→ **Listed entries**:
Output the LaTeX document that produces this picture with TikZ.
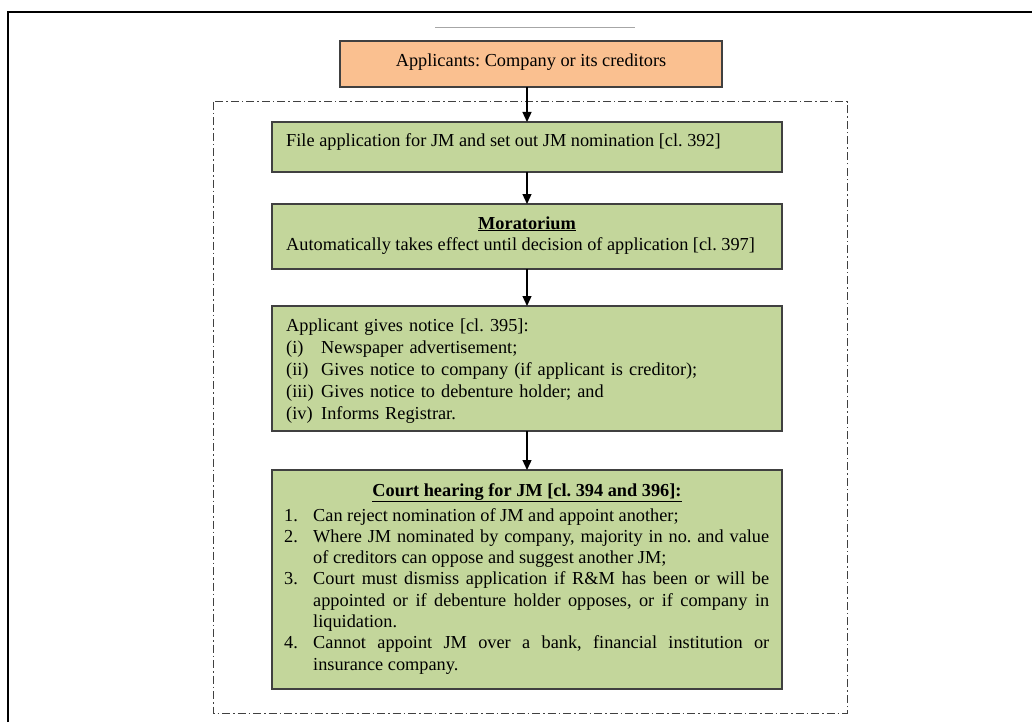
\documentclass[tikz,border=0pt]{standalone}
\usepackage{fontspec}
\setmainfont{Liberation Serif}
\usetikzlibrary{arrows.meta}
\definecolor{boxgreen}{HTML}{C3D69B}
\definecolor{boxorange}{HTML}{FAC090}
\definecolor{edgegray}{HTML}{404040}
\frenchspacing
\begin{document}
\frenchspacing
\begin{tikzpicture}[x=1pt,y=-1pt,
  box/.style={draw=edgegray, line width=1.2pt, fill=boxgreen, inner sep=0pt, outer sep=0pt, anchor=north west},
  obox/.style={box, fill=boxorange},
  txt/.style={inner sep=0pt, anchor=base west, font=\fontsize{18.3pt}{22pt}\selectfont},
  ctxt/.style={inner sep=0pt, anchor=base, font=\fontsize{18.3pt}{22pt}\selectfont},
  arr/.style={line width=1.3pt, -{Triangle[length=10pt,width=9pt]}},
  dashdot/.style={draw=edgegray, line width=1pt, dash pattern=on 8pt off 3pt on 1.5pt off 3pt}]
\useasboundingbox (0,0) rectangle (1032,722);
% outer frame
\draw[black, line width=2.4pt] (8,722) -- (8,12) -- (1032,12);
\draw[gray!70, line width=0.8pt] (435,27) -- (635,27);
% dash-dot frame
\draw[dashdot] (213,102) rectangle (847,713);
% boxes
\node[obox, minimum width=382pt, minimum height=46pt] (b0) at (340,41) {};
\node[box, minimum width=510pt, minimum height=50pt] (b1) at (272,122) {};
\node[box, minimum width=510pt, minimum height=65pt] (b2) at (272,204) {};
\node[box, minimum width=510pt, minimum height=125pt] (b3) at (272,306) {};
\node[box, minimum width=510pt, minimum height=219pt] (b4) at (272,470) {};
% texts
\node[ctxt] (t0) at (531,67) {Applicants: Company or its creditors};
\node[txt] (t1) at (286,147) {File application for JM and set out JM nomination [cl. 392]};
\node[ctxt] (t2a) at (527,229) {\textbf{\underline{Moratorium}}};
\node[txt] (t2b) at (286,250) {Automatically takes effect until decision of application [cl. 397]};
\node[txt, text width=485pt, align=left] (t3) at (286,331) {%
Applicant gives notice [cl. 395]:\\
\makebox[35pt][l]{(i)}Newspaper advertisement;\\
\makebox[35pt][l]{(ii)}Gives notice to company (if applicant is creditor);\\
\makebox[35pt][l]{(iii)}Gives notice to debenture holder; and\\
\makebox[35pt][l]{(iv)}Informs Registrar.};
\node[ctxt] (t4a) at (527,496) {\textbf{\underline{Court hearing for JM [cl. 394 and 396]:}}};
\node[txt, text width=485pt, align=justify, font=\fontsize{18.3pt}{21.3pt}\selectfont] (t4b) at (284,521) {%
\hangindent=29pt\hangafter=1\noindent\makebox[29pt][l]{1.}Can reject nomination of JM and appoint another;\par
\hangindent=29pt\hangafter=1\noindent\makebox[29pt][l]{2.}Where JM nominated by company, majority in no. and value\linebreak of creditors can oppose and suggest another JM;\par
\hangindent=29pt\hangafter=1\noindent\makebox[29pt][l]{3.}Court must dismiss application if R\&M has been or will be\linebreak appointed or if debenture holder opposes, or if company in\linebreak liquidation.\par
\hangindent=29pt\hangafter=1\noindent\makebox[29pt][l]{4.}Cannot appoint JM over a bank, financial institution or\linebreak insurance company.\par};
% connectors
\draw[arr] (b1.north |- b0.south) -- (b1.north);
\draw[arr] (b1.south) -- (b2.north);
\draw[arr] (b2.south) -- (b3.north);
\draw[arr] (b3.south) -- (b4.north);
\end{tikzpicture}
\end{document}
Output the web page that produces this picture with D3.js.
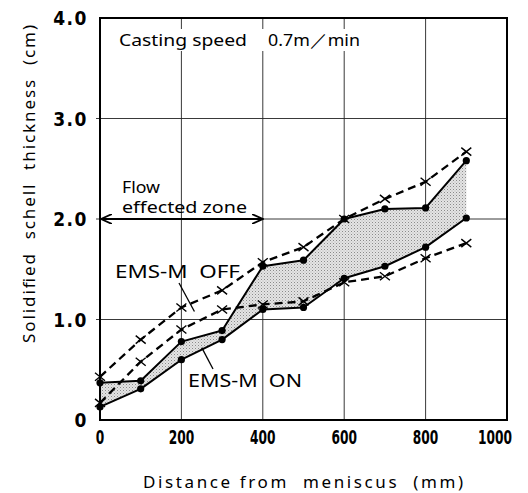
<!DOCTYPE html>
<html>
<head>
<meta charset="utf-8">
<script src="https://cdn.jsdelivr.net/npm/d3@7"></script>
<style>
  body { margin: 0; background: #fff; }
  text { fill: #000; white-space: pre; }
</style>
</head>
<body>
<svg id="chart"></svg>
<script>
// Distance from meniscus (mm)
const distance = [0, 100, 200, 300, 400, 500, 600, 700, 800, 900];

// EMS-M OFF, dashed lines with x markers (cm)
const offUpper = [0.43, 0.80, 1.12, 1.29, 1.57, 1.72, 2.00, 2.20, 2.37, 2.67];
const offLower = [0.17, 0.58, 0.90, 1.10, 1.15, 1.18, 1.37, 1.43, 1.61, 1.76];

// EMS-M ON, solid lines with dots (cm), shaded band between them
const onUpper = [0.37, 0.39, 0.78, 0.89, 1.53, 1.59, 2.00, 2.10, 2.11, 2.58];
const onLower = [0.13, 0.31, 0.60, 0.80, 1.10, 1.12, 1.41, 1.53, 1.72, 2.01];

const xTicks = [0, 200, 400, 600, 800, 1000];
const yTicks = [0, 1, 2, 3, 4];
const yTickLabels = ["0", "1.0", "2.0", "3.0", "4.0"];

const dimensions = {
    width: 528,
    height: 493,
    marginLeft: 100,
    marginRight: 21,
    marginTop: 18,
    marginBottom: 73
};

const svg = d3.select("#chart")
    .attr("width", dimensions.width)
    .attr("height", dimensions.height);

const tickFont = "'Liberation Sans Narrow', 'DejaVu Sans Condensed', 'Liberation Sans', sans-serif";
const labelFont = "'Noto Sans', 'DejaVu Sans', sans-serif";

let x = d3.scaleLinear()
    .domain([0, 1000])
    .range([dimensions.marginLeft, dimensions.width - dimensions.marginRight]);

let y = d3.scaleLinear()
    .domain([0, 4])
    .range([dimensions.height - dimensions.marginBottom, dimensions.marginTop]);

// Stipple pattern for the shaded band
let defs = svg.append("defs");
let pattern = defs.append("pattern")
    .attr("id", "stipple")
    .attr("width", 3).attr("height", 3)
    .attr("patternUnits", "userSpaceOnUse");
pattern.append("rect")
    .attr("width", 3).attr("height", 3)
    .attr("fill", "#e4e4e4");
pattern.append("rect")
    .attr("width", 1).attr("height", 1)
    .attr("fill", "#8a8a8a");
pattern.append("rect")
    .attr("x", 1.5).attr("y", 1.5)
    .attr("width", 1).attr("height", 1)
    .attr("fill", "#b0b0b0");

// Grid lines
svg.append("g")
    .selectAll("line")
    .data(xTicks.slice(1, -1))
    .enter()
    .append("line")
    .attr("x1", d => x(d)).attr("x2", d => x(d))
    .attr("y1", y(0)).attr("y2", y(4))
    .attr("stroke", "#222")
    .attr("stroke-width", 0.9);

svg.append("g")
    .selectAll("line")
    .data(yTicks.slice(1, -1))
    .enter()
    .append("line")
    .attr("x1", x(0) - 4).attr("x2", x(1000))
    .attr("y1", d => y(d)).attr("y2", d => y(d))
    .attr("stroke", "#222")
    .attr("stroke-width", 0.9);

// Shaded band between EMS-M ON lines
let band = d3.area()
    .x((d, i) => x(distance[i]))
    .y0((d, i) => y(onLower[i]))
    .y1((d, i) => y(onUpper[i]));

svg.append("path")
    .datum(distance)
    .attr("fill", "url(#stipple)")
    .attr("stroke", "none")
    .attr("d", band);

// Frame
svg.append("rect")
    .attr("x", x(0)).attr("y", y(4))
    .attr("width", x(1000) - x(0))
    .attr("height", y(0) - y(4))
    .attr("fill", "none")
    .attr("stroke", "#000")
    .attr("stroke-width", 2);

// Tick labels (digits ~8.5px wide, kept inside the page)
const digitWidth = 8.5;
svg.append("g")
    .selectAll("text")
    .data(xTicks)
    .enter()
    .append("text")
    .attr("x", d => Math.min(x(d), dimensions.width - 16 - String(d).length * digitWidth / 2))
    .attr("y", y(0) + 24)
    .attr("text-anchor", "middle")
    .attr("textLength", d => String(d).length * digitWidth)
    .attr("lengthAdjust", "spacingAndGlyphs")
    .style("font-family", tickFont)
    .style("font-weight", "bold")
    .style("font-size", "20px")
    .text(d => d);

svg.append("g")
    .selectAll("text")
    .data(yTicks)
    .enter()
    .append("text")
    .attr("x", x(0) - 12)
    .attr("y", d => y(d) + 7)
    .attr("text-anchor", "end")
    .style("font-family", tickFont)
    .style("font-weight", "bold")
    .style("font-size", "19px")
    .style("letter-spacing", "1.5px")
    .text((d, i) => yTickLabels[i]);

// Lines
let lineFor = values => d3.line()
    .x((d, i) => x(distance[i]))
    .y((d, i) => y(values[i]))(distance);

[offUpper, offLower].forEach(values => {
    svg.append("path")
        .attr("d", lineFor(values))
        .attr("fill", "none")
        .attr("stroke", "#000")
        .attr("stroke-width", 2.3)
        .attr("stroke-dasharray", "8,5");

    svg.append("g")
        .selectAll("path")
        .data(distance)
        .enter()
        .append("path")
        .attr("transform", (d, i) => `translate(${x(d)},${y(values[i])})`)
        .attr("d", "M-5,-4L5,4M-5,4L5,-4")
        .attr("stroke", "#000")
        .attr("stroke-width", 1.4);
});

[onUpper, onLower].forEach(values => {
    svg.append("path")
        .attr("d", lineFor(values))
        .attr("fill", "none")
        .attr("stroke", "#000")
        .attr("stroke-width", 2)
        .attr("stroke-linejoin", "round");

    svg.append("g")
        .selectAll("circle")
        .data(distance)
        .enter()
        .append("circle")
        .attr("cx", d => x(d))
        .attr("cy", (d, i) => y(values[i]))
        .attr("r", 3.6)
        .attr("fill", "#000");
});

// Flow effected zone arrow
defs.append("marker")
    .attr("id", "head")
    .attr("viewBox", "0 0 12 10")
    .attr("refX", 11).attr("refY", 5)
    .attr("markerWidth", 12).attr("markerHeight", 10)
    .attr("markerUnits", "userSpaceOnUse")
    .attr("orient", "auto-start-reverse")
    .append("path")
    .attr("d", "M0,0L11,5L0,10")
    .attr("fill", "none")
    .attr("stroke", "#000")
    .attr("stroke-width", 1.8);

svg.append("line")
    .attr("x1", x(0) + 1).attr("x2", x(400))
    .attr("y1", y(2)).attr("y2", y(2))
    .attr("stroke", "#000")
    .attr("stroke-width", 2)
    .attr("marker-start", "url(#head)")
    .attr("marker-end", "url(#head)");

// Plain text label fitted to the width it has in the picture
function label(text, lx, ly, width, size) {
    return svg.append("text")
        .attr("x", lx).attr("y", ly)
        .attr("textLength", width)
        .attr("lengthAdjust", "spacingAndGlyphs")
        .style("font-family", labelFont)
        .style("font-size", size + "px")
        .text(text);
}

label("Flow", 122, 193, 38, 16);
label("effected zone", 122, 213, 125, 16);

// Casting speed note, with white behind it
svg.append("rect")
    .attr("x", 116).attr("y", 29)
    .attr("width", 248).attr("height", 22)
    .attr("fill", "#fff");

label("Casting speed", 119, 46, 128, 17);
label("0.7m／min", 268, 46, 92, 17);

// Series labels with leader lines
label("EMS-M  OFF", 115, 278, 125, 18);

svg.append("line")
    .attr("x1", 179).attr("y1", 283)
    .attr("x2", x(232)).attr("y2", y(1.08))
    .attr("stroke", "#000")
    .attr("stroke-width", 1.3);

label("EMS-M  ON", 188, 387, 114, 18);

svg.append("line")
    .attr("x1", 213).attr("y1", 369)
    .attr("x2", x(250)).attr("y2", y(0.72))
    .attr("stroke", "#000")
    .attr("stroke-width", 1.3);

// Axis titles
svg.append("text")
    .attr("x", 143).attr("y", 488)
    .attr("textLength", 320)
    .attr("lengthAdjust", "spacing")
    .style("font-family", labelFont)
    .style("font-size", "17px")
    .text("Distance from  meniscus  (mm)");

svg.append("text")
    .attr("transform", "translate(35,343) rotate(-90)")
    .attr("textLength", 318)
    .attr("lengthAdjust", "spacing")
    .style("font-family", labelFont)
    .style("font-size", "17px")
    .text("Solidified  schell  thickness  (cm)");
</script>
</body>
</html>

→ **Exercise goal**:
Of the lines above, quote exactly those from the one with "Output the web" through the one with "1.53, 1.72, 2.01];", ends included; pictures stay out.

→ **Written solution**:
Output the web page that produces this picture with D3.js.
<!DOCTYPE html>
<html>
<head>
<meta charset="utf-8">
<script src="https://cdn.jsdelivr.net/npm/d3@7"></script>
<style>
  body { margin: 0; background: #fff; }
  text { fill: #000; white-space: pre; }
</style>
</head>
<body>
<svg id="chart"></svg>
<script>
// Distance from meniscus (mm)
const distance = [0, 100, 200, 300, 400, 500, 600, 700, 800, 900];

// EMS-M OFF, dashed lines with x markers (cm)
const offUpper = [0.43, 0.80, 1.12, 1.29, 1.57, 1.72, 2.00, 2.20, 2.37, 2.67];
const offLower = [0.17, 0.58, 0.90, 1.10, 1.15, 1.18, 1.37, 1.43, 1.61, 1.76];

// EMS-M ON, solid lines with dots (cm), shaded band between them
const onUpper = [0.37, 0.39, 0.78, 0.89, 1.53, 1.59, 2.00, 2.10, 2.11, 2.58];
const onLower = [0.13, 0.31, 0.60, 0.80, 1.10, 1.12, 1.41, 1.53, 1.72, 2.01];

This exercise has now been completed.